By Marcela Ayres
BRASILIA (Reuters) – Brazil’s annual inflation hit a six-year high of over 10% in 2021, government data showed on Tuesday, well above the central bank’s year-end target range and raising pressure on policymakers for more aggressive interest rate hikes.
The benchmark IPCA consumer price index rose 10.06% last year, the highest annual rate since 2015, statistics agency IBGE said. The result was higher than the 9.97% median forecast in a Reuters poll of economists.
By law, central bank chief Roberto Campos Neto was obliged to write an open letter explaining why annual inflation had missed the official target range. It was the sixth such letter since the current inflation-targeting regime was created in 1999. The last time was in 2017.
Campos Neto said steps have been taken to ensure inflation targets are met for 2022, 2023 and 2024, reaffirming the need to keep raising rates “significantly into restrictive territory.”
The surge in inflation pushed Brazil’s central bank into one of the most aggressive rate hike cycles in the world last year, raising its benchmark interest rate to 9.25% in December from 2% in March.
Policymakers have already signaled another 150-basis-point increase in February and said the country’s monetary tightening may last longer until inflation expectations are back on track, a message Campos Neto repeated in his letter.
Higher borrowing costs helped to tip Brazil into a recession last year, helping to cool inflation pressures in recent months.
The country’s 12-month inflation rate eased in December from 10.74% in November, the first decline since May 2020.

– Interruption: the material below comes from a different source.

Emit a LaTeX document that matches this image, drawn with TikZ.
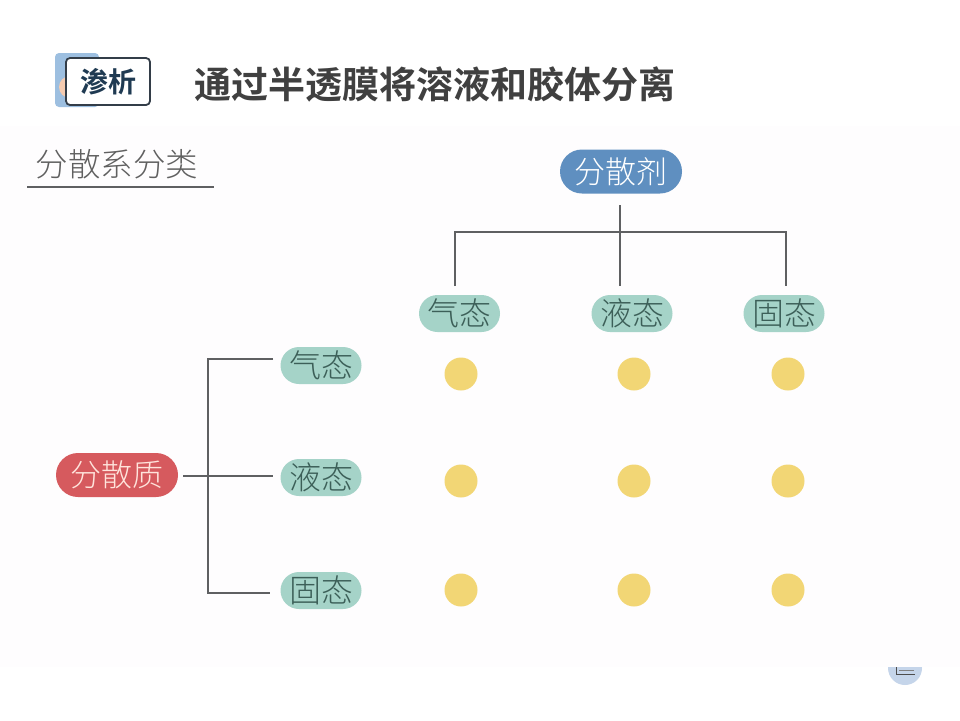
\documentclass[tikz,border=0pt]{standalone}
\usepackage{fontspec}
\usetikzlibrary{shapes.misc}
\setmainfont{Noto Sans CJK SC}
\newfontfamily\cjkreg{Noto Sans CJK SC Light}
\newfontfamily\cjkbold{Noto Sans CJK SC Bold}
\definecolor{panel}{HTML}{FEFDFE}
\definecolor{lineg}{HTML}{5F6062}
\definecolor{tealp}{HTML}{A5D3C8}
\definecolor{tealt}{HTML}{3C5F58}
\definecolor{bluep}{HTML}{5F8FC0}
\definecolor{redp}{HTML}{D65A5E}
\definecolor{dotc}{HTML}{F2D675}
\tikzset{
  pill/.style={rounded rectangle, inner sep=0pt, font=\cjkreg\fontsize{31}{33}\selectfont},
  bigpill/.style={pill, minimum width=122pt, minimum height=44pt},
  smallpill/.style={pill, fill=tealp, text=tealt, minimum width=81pt, minimum height=37pt, font=\cjkreg\fontsize{32}{34}\selectfont},
  dotn/.style={circle, fill=dotc, minimum size=33pt, inner sep=0pt},
  conn/.style={draw=lineg, line width=2pt},
}
\begin{document}
\begin{tikzpicture}[x=1pt,y=-1pt]
\useasboundingbox (0,0) rectangle (960,720);
\fill[white] (0,0) rectangle (960,720);
% corner disc under the panel
\fill[fill={rgb,255:red,197;green,213;blue,234}] (905,668) circle (17);
\fill[panel] (0,126) rectangle (960,667);
\draw[black!70, line width=0.8pt] (896,667) -- (896,674) -- (915,674);
\draw[black!50, line width=0.8pt] (899,670.5) -- (914,670.5);
% badge
\fill[rounded corners=4pt, fill={rgb,255:red,157;green,191;blue,224}] (55,53) rectangle (99,107);
\fill[fill={rgb,255:red,245;green,203;blue,176}] (70,87) circle (11);
\node[draw={rgb,255:red,51;green,61;blue,72}, line width=1.8pt, fill=white, rounded corners=4pt, minimum width=84pt, minimum height=47pt, inner sep=0pt, text={rgb,255:red,31;green,58;blue,82}, font=\cjkbold\fontsize{28}{30}\selectfont] (badge) at (108,81.5) {渗析};
\node[anchor=center, text={rgb,255:red,64;green,64;blue,64}, inner sep=0pt, font=\cjkbold\fontsize{37}{39}\selectfont] (title) at (434.5,84) {通过半透膜将溶液和胶体分离};
% section heading
\node[text={rgb,255:red,96;green,96;blue,96}, inner sep=0pt, font=\cjkreg\fontsize{32.5}{34}\selectfont] (head) at (117,164) {分散系分类};
\coordinate (hl) at (27,187);
\coordinate (hr) at (214,187);
\draw[draw=lineg, line width=2pt] (hl) -- (hr);
% pills
\node[bigpill, fill=bluep, text=white] (agent) at (621,171.5) {分散剂};
\node[bigpill, fill=redp, text={rgb,255:red,255;green,228;blue,220}] (solute) at (117,475) {分散质};
\node[smallpill] (t1) at (459.5,313.5) {气态};
\node[smallpill] (t2) at (632,313.5) {液态};
\node[smallpill] (t3) at (784,313.5) {固态};
\node[smallpill] (l1) at (321,365.5) {气态};
\node[smallpill] (l2) at (321,477.5) {液态};
\node[smallpill] (l3) at (321,590.5) {固态};
% dots
\foreach \n/\x in {a/461,b/634,c/788}{
  \node[dotn] (d\n1) at (\x,374) {};
  \node[dotn] (d\n2) at (\x,481) {};
  \node[dotn] (d\n3) at (\x,590) {};
}
% connector end points
\coordinate (top0) at (620,205);
\coordinate (topj) at (620,232);
\coordinate (top1) at (455,286);
\coordinate (top2) at (620,286);
\coordinate (top3) at (786,286);
\coordinate (left0) at (183,476);
\coordinate (leftv1) at (208,359);
\coordinate (leftv3) at (208,593);
\coordinate (left1) at (273,359);
\coordinate (left2) at (273,476);
\coordinate (left3) at (270,593);
\draw[conn] (top0) -- (top2);
\draw[conn] (top1) -- (top1 |- topj) -- (top3 |- topj) -- (top3);
\draw[conn] (left0) -- (left2);
\draw[conn] (left1) -- (leftv1) -- (leftv3) -- (left3);
\end{tikzpicture}
\end{document}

Still, the full 2021 print missed both the central bank’s annual target of 3.75% and the 5.25% top of its tolerance band.
The index rose 0.73% in December alone, IBGE said, above the 0.65% forecast in a Reuters poll, mostly driven by clothing prices, which rose 2.06%.
Transport was mainly responsible for the sharp price increase in Latin America’s largest economy last year, with annual gains of 21%. That was driven by a 49% annual spike in fuel prices. Housing costs had an annual rise of 13% with a 21% jump for electricity.
Campos Neto said inflation missed the target mostly due to rising prices of imports, especially oil, along with other commodities. A weaker currency also contributed to the impact, he said in his letter, due to fiscal concerns in the second half of the year.
Campos Neto also cited a spike in energy prices and global supply chain bottlenecks as inflation causes.
Analysts expect inflation and higher interest rates to drag on the economy in 2022, hurting household demand and discouraging corporate investments.
The central bank’s latest weekly survey of economists showed they lowered their forecasts for economic growth this year to just 0.28%, with expected inflation of 5.03% – again above the upper limit of the official inflation target of 3.50% for 2022, with a 1.5 percentage point margin of error on either side.